▶ [Exercise material]:

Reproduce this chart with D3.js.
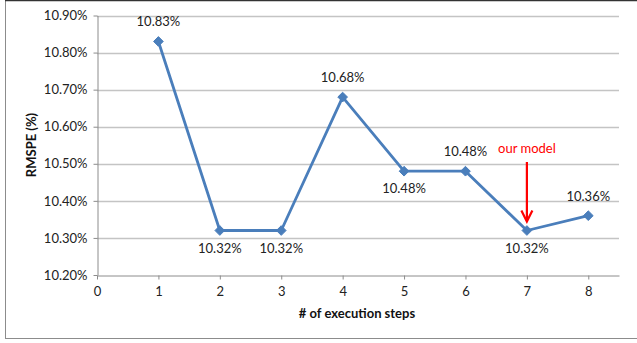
==
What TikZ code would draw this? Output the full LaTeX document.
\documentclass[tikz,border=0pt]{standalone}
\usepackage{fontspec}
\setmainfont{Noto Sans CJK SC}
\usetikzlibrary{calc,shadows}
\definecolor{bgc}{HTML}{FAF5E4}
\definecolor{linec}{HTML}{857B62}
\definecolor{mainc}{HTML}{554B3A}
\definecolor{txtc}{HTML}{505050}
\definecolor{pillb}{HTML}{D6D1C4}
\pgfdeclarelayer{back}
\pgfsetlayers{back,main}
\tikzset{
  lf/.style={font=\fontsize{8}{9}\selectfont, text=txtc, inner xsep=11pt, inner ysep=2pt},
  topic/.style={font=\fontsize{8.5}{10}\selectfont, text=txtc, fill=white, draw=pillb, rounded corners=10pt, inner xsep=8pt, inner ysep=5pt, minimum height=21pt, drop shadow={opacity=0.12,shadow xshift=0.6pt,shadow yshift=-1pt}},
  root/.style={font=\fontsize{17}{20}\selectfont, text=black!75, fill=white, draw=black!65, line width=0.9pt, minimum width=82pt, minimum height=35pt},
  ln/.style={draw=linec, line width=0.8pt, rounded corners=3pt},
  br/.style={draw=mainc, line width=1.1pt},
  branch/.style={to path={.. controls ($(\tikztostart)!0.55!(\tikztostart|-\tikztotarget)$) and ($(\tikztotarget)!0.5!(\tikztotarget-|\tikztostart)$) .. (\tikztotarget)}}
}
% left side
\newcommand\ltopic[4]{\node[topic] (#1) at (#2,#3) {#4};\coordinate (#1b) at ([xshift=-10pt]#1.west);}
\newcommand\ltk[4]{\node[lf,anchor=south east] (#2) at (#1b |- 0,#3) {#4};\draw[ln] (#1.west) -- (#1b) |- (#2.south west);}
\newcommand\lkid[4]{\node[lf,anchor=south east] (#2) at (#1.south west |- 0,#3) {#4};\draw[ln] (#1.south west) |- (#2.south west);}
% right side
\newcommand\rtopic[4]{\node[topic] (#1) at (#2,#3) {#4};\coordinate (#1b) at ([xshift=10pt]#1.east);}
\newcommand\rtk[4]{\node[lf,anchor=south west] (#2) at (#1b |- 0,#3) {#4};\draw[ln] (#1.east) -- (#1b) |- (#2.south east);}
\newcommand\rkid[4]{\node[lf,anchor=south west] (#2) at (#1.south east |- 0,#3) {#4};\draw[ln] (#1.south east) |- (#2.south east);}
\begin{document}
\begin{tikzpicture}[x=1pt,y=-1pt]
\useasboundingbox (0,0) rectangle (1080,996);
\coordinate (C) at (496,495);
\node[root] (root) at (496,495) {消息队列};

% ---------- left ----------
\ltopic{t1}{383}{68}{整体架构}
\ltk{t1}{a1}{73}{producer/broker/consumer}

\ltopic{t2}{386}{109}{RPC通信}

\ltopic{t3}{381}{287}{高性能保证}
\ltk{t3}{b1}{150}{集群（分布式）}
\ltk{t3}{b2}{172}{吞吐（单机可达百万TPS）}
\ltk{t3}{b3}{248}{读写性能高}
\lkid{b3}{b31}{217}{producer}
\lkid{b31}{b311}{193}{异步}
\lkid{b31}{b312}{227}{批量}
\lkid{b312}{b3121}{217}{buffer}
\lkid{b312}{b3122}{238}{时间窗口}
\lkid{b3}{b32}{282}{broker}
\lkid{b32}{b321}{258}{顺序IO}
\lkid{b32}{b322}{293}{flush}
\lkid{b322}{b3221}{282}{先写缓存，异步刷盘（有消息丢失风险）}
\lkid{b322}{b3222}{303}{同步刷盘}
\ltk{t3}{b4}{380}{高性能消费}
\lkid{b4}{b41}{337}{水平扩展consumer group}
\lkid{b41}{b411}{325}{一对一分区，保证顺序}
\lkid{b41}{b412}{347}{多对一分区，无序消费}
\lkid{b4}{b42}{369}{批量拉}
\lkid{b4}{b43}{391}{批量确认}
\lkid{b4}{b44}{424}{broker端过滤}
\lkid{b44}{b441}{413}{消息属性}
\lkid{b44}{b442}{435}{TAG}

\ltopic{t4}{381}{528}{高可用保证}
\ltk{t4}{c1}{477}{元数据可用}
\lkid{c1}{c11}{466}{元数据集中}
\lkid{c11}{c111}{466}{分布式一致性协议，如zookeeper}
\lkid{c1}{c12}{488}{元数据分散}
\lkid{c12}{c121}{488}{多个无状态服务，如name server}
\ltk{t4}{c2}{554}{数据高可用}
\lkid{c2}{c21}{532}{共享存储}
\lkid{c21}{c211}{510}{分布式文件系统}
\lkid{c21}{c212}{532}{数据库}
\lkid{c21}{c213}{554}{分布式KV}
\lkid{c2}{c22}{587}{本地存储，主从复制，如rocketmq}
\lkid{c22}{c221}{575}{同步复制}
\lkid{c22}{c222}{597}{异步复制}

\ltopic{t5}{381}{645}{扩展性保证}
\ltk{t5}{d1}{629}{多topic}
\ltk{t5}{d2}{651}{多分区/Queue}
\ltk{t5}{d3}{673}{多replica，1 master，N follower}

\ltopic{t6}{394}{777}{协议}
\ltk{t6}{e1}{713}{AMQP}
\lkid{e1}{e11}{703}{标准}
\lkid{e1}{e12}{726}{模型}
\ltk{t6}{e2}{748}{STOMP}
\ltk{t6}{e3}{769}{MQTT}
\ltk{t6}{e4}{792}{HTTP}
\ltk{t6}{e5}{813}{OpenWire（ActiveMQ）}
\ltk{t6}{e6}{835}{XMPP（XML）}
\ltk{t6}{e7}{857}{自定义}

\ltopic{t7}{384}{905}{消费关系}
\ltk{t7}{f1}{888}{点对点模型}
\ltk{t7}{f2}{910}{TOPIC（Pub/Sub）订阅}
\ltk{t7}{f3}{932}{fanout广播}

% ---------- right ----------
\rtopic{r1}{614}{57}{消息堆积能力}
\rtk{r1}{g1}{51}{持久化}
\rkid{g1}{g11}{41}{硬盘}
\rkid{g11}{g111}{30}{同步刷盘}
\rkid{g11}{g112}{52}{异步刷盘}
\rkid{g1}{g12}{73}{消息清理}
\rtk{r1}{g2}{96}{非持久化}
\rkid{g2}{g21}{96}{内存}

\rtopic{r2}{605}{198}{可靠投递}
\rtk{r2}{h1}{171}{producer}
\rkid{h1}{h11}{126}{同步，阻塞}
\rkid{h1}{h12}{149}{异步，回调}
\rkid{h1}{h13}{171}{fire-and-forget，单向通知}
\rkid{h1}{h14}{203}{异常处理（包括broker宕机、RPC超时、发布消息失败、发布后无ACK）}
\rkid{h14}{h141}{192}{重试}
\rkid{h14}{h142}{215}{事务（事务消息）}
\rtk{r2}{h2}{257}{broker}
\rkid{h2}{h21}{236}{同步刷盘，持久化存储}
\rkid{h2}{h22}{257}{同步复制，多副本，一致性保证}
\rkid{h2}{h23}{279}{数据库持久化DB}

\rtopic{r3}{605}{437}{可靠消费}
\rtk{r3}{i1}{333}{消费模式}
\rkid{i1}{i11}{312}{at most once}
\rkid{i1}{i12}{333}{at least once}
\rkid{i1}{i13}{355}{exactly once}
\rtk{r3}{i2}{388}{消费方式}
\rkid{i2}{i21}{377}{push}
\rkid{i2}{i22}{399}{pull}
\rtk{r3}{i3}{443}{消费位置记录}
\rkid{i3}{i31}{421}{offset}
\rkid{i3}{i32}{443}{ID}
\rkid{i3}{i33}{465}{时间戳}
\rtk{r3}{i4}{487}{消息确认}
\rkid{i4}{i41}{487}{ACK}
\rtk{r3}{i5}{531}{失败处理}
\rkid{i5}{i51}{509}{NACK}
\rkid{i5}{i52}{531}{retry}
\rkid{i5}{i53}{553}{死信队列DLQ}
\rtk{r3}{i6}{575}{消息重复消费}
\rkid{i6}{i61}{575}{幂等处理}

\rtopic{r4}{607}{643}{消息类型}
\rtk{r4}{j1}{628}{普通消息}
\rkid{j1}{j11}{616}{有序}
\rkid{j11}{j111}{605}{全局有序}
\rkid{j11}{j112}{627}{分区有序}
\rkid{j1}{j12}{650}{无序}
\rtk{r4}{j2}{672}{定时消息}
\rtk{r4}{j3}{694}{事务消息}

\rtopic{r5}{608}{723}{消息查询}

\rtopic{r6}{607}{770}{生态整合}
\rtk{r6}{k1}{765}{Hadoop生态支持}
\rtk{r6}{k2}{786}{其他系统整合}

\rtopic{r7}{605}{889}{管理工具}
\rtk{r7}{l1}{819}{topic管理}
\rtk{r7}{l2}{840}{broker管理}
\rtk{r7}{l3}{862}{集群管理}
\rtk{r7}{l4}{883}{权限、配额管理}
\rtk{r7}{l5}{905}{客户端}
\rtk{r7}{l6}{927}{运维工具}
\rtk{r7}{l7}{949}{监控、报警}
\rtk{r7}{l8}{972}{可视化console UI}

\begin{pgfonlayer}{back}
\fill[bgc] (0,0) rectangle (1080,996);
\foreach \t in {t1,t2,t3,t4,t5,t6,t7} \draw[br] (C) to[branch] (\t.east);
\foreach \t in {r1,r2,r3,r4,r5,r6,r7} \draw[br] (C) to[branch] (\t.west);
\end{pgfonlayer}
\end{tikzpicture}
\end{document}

▶ [Problem statement]: Pick out each line that holds the string "this".

▶ [Completed exercise]:
Reproduce this chart with D3.js.
What TikZ code would draw this? Output the full LaTeX document.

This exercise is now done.